I came here first in 1956 on a trip with my father, who was an amateur horticulturist. He was looking for a kind of cactus he had deduced from someone’s anthropological notes was growing here. (He found it and it was later named for him: Cephalocerus greystonii.) What I remember most from the first visit, however, was neither the dryness nor the cactus but the wind. When I was a child in California the Santa Ana winds that came west to us from this side of the mountains seemed to me exotic but aloof. The wind I found in this upper Sonoran country with my father was very different. It was intoxicating. The wind had a quality of wild refinement about it, like horses turning around suddenly in the air by your ear. Whether it blew steadily or in bursts its strength seemed so evenly to diminish as you turned your face to it, it was as though someone had exhaled through silk. I have never since felt so enticed or comforted by the simple movement of air.

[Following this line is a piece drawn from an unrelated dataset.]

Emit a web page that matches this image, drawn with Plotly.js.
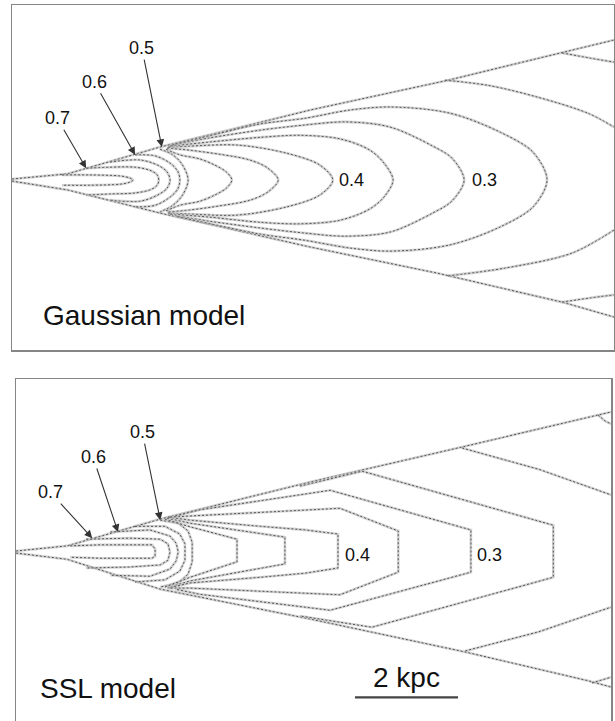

I returned to this valley in 1967 with a friend (whom I would bury the next year in Mexico when a road washed away from under us and left us rolling over crazily in a flash flood). The winds again held me in sway, seemingly alive, so much so that I felt contrite for not having visited in so long. Unable to sleep, I rose several times in the night to smoke a cigarette and, by turning my head slightly one way or the other, to listen. My friend only shrugged his shoulders as I explained, but he made no disparaging remark.